There is something about this question that makes my toes curl. It may be because I imagine a sleek and prosperously corporate man in a very good suit asking me the question, hand on my shoulder, condescending expression on his face. If you are such a man please don't take offence, it is the air of condescension that is at issue not the rest of it. Anyway, I digress, my toes aside, this is actually a very good question to ask yourself if you are or want to be a writer.
If I ask people why they want to write, I tend to get answers like: 'I've always written,' ' I love making up stories,' ' I don't know -they say everyone has a novel inside them.' These and all the other answers like them are fine as far as they go, but they don't go very far.

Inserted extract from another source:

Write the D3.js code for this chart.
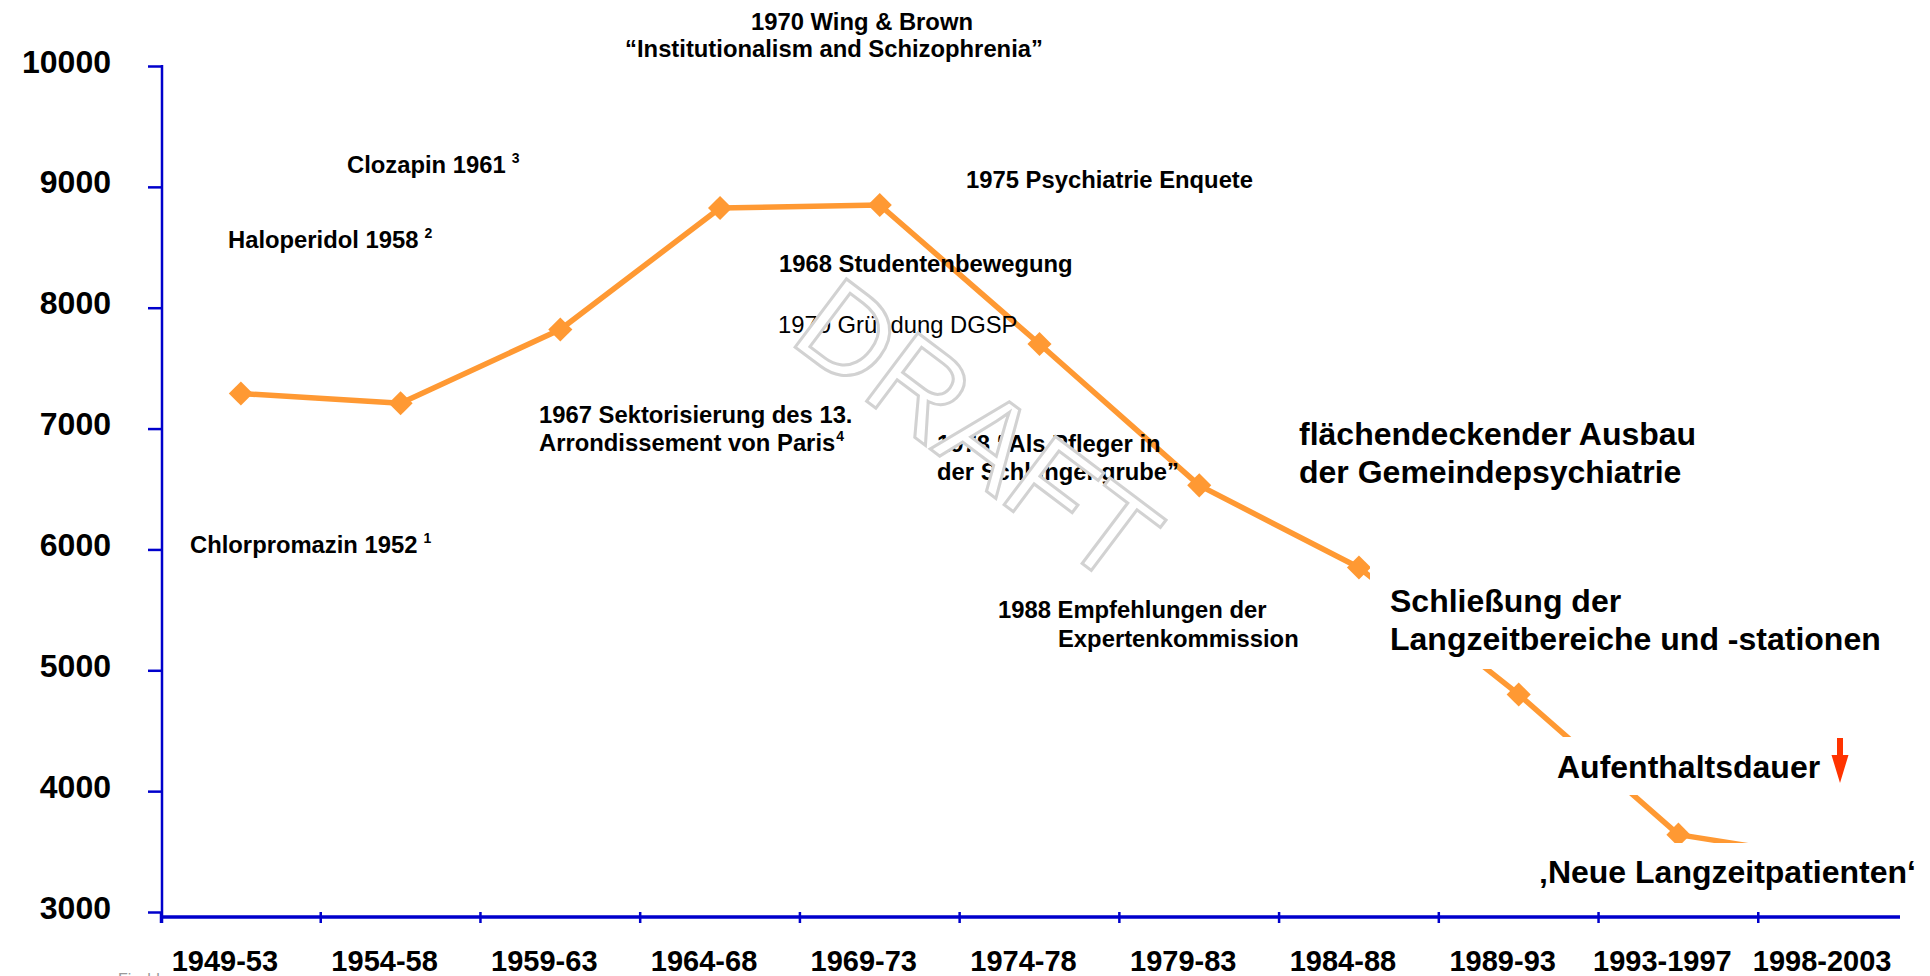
<!DOCTYPE html>
<html>
<head>
<meta charset="utf-8">
<script src="https://cdn.jsdelivr.net/npm/d3@7"></script>
<style>
  body { margin: 0; background: #fff; }
  svg { display: block; font-family: "Liberation Sans", Arial, sans-serif; }
</style>
</head>
<body>
<div id="chart"></div>
<script>
// data
var periods = ["1949-53", "1954-58", "1959-63", "1964-68", "1969-73", "1974-78",
               "1979-83", "1984-88", "1989-93", "1993-1997", "1998-2003"];
var patients = [7290, 7210, 7820, 8825, 8850, 7700, 6530, 5850, 4800, 3640, 3430];
var yTicks = [3000, 4000, 5000, 6000, 7000, 8000, 9000, 10000];

// annotation texts (small)
var notes = [
    { lines: ["1970 Wing & Brown"], x: 862, y: 30, anchor: "middle" },
    { lines: ["\u201CInstitutionalism and Schizophrenia\u201D"], x: 834, y: 57, anchor: "middle" },
    { lines: ["Clozapin 1961"], sup: "3", supGap: true, x: 347, y: 173 },
    { lines: ["Haloperidol 1958"], sup: "2", supGap: true, x: 228, y: 248 },
    { lines: ["Chlorpromazin 1952"], sup: "1", supGap: true, x: 190, y: 553 },
    { lines: ["1967 Sektorisierung des 13.", "Arrondissement von Paris"], sup: "4", x: 539, y: 423 },
    { lines: ["1968 Studentenbewegung"], x: 779, y: 272 },
    { lines: ["1970 Gr\u00FCndung DGSP"], x: 778, y: 333, weight: "normal" },
    { lines: ["1975 Psychiatrie Enquete"], x: 966, y: 188 },
    { lines: ["1978 \u201CAls Pfleger in", "der Schlangengrube\u201D"], x: 937, y: 452 },
    { lines: ["1988 Empfehlungen der"], x: 998, y: 618 },
    { lines: ["Expertenkommission"], x: 1058, y: 647 }
];

// big texts, some sit on white boxes that hide the line
var bigNotes = [
    { lines: ["fl\u00E4chendeckender Ausbau", "der Gemeindepsychiatrie"], x: 1299, y: 445 },
    { lines: ["Schlie\u00DFung der", "Langzeitbereiche und -stationen"], x: 1390, y: 612,
      box: [1370, 540, 540, 129] },
    { lines: ["Aufenthaltsdauer"], x: 1557, y: 778, box: [1545, 737, 290, 58] },
    { lines: ["\u201ANeue Langzeitpatienten\u2018"], x: 1539, y: 883, box: [1530, 843, 395, 55] }
];

var width = 1930, height = 976;
var axisBlue = "#0000cc";
var orange = "#ff9933";

var svg = d3.select("#chart").append("svg")
    .attr("width", width)
    .attr("height", height);

var x = d3.scaleBand().domain(periods).range([161, 1918]);
var y = d3.scaleLinear().domain([3000, 10000]).range([912, 66]);
var xAxisY = 917;

// y axis
var gy = svg.append("g")
    .attr("transform", "translate(162,0)")
    .call(d3.axisLeft(y).tickValues(yTicks).tickSize(14).tickPadding(37).tickFormat(d3.format("d")));
gy.select(".domain").remove();
gy.selectAll(".tick line").attr("stroke", axisBlue).attr("stroke-width", 2.5);
gy.selectAll(".tick text")
    .attr("font-family", "Liberation Sans, Arial, sans-serif")
    .attr("font-size", 32)
    .attr("font-weight", "bold")
    .attr("fill", "#000")
    .attr("dy", 6);
gy.append("line")
    .attr("x1", 0).attr("x2", 0)
    .attr("y1", y(10000) - 1).attr("y2", xAxisY + 6)
    .attr("stroke", axisBlue).attr("stroke-width", 2.5);

// x axis: labels from the band scale, ticks on the band edges
var gx = svg.append("g")
    .attr("transform", "translate(0," + xAxisY + ")")
    .call(d3.axisBottom(x).tickSize(0).tickPadding(33));
gx.select(".domain").remove();
gx.selectAll(".tick text")
    .attr("font-family", "Liberation Sans, Arial, sans-serif")
    .attr("font-size", 29)
    .attr("font-weight", "bold")
    .attr("fill", "#000")
    .attr("dx", -16);
gx.append("line")
    .attr("x1", 161).attr("x2", 1900)
    .attr("y1", 0).attr("y2", 0)
    .attr("stroke", axisBlue).attr("stroke-width", 3.5);
gx.selectAll(".edge")
    .data(periods)
    .enter()
    .append("line")
    .attr("class", "edge")
    .attr("x1", function(d) { return x(d); })
    .attr("x2", function(d) { return x(d); })
    .attr("y1", -5).attr("y2", 6)
    .attr("stroke", axisBlue).attr("stroke-width", 2.5);

// the series
function px(i) { return x(periods[i]) + x.bandwidth() / 2; }

var line = d3.line()
    .x(function(d, i) { return px(i); })
    .y(function(d) { return y(d); });

svg.append("path")
    .datum(patients)
    .attr("d", line)
    .attr("fill", "none")
    .attr("stroke", orange)
    .attr("stroke-width", 5.5)
    .attr("stroke-linejoin", "round");

svg.selectAll(".marker")
    .data(patients)
    .enter()
    .append("path")
    .attr("class", "marker")
    .attr("d", d3.symbol(d3.symbolSquare, 290))
    .attr("transform", function(d, i) { return "translate(" + px(i) + "," + y(d) + ") rotate(45)"; })
    .attr("fill", orange);

// helper to write multi-line text
function writeNote(n, size) {
    var t = svg.append("text")
        .attr("x", n.x)
        .attr("y", n.y)
        .attr("font-size", size)
        .attr("font-weight", n.weight || "bold")
        .attr("fill", "#000")
        .attr("text-anchor", n.anchor || "start");
    n.lines.forEach(function(l, i) {
        t.append("tspan")
            .attr("x", n.x)
            .attr("dy", i === 0 ? 0 : size * 1.18)
            .text(l);
    });
    if (n.sup) {
        t.append("tspan")
            .attr("font-size", 14)
            .attr("dy", -10)
            .attr("dx", n.supGap ? 6 : 1)
            .text(n.sup);
    }
}

notes.forEach(function(n) { writeNote(n, 23.8); });

// DRAFT watermark
svg.append("text")
    .attr("transform", "translate(787,341) rotate(37)")
    .attr("font-size", 124)
    .attr("font-weight", "normal")
    .attr("fill", "#fff")
    .attr("stroke", "#d2d2d2")
    .attr("stroke-width", 3)
    .text("DRAFT");

// white boxes and the big texts
bigNotes.forEach(function(n) {
    if (n.box) {
        svg.append("rect")
            .attr("x", n.box[0]).attr("y", n.box[1])
            .attr("width", n.box[2]).attr("height", n.box[3])
            .attr("fill", "#fff");
    }
    writeNote(n, 32);
});

// red arrow next to Aufenthaltsdauer
svg.append("path")
    .attr("d", "M1837,738 L1843,738 L1843,755 L1848.5,755 L1840,783 L1831.5,755 L1837,755 Z")
    .attr("fill", "#ff3300");

// cut-off source note at the bottom
svg.append("text")
    .attr("x", 118)
    .attr("y", 985)
    .attr("font-size", 16)
    .attr("fill", "#999")
    .text("Fischl");
</script>
</body>
</html>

They are useless in establishing what a person wants to achieve with their writing, what, in fact, their writing is for.
'Ah, but why does writing have to be for anything? Why can't it just be something creative that people do.' I hear you ask. My answer is, it doesn't have to be, but it always is.
Writing is often enormously pleasurable, it takes you somewhere else, other times, other places, but there comes a point in every piece where it gets hard. Everyone needs a reason to get through the hard bits and when you know the reason, you know what your writing is for. Those reasons are myriad. Some people write to make sense of things that have happened to them: writing as therapy can be a powerful tool for mental health. Some people write because they think their story, usually about their life and insights into it, are interesting and worth writing down for posterity. Some people have a great idea that keeps them awake at night and need to write it up, just to get a good night's sleep. There are as many 'fors' as there are people.
The 'What does success look like?' question forces writers to think one step further, to think about their writing ambitions. If you ask that question directly, you are likely to get a laugh, a shrug, an 'Oh, you know I'd be happy if just one person read it and liked it,' or ' I don't have any. You know this is just for fun. I'm writing for myself.' Women of a certain age, in particular, tend not to be up front about ambition, fearing that it makes them seem too pushy or egotistical. The 'What does success look like?' question makes the issue at once less personal and way more revealing.
'Success' might be having a life that includes more creativity in it or better understanding your own 'journey', it might be meeting new and interesting people through a writing workshop or learning to write in a more persuasive way. It may be having something tangible of yourself to leave to your family, it may be getting an agent, or getting conventionally published, or writing an award-winning best seller. It might indeed be world domination, which is good to know.
As a teacher, what I take from the other answers above is whether you are wanting to write for fun, as therapy, for a small audience of family and friends or as a professional. That's useful to me in offering support. I also know that if success looks to you, like a great deal of money, accolades and interviews on daytime TV, you need to know that writing may not be the easiest way to achieve it. Writing rarely makes you rich. No, really trust me on this, 'rarely,' as in most writers earn below the minimum wage.
Answering this question is useful because writing well requires a certain brutal honesty. It's good to begin by being honest about what you want to gain from it.